GIVEN REQUEST: Take the lines from the one with "Emit a web page" through the one with "const ticksY = [0, 0.2, 0.4, 0.6, 0.8, 1.0];", both ends kept, and reproduce them exactly without the pictures.

MATERIAL PROVIDED:
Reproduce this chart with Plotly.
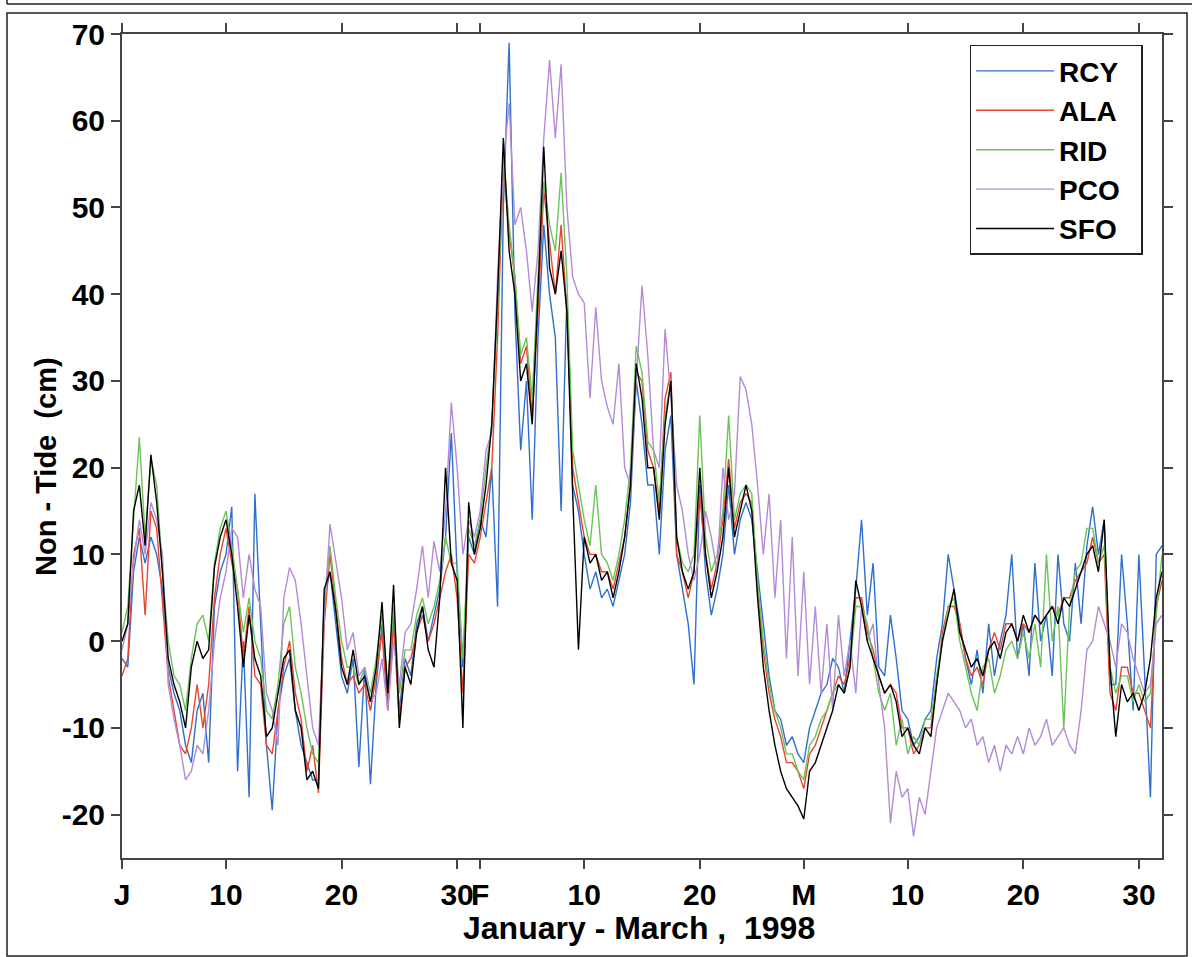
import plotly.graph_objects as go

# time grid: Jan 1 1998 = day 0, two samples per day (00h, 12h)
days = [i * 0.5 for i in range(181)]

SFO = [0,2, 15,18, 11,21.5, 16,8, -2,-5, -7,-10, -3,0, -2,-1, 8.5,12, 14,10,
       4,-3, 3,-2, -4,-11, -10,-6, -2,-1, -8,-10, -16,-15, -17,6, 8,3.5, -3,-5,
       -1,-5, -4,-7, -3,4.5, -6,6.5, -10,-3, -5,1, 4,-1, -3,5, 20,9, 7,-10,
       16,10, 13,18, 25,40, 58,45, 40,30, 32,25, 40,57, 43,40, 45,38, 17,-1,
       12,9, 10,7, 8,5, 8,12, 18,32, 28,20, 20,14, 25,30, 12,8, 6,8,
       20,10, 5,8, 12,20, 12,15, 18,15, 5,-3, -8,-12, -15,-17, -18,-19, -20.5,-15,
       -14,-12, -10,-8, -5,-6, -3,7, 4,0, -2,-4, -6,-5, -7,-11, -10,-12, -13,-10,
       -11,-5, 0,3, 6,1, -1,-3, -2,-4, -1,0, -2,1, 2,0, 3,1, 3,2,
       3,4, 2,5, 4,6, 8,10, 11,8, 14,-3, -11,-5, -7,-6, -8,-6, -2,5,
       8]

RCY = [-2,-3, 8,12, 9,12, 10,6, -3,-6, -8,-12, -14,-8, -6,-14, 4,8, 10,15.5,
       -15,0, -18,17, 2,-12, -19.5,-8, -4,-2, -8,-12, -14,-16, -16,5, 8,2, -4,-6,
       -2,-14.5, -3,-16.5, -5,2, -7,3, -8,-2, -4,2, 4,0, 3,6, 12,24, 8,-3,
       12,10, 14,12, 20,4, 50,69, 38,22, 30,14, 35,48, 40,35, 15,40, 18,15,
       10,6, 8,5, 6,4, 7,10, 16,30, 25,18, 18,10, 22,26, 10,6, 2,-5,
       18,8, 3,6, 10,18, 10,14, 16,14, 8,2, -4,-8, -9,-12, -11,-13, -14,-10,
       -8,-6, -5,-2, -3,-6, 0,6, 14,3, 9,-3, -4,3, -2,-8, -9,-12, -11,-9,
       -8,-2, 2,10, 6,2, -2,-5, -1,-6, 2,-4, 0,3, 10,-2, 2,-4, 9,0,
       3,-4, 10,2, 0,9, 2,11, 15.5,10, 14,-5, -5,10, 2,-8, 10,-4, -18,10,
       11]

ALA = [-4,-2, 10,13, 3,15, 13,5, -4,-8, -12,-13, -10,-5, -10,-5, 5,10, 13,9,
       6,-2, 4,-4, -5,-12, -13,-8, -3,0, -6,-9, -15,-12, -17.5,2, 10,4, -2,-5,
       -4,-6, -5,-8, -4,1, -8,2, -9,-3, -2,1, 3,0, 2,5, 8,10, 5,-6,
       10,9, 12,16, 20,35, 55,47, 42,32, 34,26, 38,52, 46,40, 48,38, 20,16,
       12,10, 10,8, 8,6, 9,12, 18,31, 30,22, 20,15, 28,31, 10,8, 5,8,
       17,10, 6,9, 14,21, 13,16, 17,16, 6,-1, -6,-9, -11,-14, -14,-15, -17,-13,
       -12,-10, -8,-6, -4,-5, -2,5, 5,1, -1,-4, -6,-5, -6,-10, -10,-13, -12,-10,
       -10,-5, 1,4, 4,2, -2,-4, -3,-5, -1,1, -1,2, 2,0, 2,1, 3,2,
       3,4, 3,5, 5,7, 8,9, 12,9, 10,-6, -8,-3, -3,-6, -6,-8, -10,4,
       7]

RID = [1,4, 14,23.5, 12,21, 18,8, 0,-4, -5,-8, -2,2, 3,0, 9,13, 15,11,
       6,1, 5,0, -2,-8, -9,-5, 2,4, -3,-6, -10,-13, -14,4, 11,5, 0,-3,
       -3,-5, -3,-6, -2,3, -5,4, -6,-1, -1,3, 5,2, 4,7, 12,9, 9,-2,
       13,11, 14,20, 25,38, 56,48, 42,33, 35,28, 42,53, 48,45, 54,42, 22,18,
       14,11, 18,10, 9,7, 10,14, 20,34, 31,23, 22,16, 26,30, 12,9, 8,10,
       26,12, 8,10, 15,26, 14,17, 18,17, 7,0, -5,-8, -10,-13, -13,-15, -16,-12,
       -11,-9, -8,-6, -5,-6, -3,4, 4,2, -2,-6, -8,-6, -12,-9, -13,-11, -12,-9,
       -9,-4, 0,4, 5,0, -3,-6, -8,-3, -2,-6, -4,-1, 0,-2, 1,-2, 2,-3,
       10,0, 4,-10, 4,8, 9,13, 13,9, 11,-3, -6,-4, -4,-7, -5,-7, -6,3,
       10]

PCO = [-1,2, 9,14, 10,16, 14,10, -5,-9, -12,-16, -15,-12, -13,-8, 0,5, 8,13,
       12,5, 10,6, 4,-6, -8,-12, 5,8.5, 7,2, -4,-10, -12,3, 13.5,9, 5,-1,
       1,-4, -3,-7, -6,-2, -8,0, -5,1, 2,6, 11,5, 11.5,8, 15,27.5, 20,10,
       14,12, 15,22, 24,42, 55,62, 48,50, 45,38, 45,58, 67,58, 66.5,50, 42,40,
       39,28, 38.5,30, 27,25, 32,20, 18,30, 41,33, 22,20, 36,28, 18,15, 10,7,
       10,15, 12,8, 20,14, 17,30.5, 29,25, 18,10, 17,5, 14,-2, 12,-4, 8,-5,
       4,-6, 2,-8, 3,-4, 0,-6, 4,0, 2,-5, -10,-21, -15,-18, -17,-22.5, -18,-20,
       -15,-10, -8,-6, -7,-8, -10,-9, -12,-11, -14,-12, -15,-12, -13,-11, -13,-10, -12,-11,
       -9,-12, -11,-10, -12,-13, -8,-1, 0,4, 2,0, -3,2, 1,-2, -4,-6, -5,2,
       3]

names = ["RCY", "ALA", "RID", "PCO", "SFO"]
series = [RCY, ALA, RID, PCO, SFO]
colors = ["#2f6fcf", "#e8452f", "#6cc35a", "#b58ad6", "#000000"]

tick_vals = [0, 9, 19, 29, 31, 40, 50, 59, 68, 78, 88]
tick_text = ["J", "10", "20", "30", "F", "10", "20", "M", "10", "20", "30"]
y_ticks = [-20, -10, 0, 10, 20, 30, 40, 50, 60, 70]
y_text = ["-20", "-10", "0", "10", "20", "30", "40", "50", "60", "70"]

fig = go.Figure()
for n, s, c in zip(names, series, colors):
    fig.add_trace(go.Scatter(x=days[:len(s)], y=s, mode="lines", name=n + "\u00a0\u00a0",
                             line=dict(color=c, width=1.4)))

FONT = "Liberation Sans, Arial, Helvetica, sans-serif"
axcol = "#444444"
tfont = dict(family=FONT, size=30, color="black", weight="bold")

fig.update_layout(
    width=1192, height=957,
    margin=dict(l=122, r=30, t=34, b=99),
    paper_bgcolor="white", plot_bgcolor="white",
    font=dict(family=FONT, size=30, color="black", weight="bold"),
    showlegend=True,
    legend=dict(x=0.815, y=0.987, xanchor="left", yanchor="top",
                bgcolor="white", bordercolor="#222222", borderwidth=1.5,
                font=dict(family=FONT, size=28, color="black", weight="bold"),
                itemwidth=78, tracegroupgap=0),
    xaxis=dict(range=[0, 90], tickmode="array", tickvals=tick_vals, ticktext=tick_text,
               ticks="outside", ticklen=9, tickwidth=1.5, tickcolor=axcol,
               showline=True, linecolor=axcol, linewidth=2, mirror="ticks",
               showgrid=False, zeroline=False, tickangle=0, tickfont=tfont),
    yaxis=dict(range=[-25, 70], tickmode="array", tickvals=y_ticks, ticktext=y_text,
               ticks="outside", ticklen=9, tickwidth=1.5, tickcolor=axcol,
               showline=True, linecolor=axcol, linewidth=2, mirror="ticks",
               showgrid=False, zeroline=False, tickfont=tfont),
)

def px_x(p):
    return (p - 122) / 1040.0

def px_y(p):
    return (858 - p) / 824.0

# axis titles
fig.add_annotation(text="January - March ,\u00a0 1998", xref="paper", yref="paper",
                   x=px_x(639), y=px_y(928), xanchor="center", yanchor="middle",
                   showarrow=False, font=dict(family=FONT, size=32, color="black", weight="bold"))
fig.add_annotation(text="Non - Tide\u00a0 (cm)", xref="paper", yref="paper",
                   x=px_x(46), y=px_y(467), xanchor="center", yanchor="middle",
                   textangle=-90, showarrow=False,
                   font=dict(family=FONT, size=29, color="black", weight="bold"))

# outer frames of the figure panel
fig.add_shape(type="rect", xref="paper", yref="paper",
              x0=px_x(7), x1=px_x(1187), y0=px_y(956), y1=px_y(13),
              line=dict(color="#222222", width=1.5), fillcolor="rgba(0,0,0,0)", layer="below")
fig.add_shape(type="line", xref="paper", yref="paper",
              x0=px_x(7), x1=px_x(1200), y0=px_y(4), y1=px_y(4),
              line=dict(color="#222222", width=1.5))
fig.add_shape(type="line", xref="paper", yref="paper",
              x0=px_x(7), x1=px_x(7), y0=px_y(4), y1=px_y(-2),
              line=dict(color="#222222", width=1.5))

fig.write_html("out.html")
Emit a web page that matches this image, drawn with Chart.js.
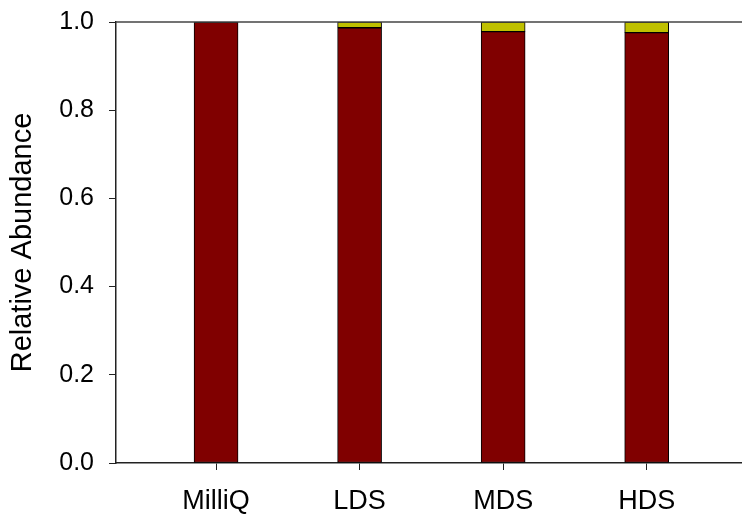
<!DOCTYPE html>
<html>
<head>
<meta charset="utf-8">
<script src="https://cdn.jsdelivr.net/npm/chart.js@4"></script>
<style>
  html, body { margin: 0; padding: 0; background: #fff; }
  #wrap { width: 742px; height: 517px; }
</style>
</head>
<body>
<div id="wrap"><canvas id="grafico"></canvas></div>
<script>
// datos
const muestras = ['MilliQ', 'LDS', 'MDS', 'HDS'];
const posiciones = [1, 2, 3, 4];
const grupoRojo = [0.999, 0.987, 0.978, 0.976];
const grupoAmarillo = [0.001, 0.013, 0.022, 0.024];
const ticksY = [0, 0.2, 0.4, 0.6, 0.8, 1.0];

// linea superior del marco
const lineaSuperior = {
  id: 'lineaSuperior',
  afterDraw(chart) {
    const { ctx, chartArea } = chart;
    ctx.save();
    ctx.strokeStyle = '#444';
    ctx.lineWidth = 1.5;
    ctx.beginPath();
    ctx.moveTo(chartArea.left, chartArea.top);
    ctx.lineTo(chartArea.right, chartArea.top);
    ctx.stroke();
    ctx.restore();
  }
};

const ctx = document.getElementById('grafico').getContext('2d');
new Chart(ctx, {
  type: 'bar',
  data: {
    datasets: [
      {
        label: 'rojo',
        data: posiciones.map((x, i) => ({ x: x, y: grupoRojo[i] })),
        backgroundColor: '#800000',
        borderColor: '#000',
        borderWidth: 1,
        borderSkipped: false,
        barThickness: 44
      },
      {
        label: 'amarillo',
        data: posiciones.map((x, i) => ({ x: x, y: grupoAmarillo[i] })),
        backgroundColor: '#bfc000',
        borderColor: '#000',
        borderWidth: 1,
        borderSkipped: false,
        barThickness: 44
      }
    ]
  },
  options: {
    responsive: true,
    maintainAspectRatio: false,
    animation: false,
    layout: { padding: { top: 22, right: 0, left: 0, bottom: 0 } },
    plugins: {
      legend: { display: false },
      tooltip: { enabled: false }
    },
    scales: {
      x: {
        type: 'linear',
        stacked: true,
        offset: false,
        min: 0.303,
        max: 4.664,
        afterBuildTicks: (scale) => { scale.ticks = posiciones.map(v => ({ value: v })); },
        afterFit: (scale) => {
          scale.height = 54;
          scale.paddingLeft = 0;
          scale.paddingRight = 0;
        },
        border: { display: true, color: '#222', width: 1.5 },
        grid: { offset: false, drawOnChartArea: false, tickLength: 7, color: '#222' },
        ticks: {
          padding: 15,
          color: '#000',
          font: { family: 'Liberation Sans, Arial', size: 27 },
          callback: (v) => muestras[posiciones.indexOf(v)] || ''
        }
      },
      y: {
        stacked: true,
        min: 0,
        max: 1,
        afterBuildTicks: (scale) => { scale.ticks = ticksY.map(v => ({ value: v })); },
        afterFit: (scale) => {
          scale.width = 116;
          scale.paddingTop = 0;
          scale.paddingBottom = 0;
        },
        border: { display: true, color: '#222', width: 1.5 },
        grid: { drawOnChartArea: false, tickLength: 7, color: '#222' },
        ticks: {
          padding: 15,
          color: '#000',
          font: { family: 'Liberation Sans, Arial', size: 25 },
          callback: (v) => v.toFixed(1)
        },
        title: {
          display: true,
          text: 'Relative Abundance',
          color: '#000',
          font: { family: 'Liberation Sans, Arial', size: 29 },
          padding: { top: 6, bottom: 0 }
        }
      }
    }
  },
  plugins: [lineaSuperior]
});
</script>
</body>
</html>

OUTPUT BELOW:
Emit a web page that matches this image, drawn with Chart.js.
<!DOCTYPE html>
<html>
<head>
<meta charset="utf-8">
<script src="https://cdn.jsdelivr.net/npm/chart.js@4"></script>
<style>
  html, body { margin: 0; padding: 0; background: #fff; }
  #wrap { width: 742px; height: 517px; }
</style>
</head>
<body>
<div id="wrap"><canvas id="grafico"></canvas></div>
<script>
// datos
const muestras = ['MilliQ', 'LDS', 'MDS', 'HDS'];
const posiciones = [1, 2, 3, 4];
const grupoRojo = [0.999, 0.987, 0.978, 0.976];
const grupoAmarillo = [0.001, 0.013, 0.022, 0.024];
const ticksY = [0, 0.2, 0.4, 0.6, 0.8, 1.0];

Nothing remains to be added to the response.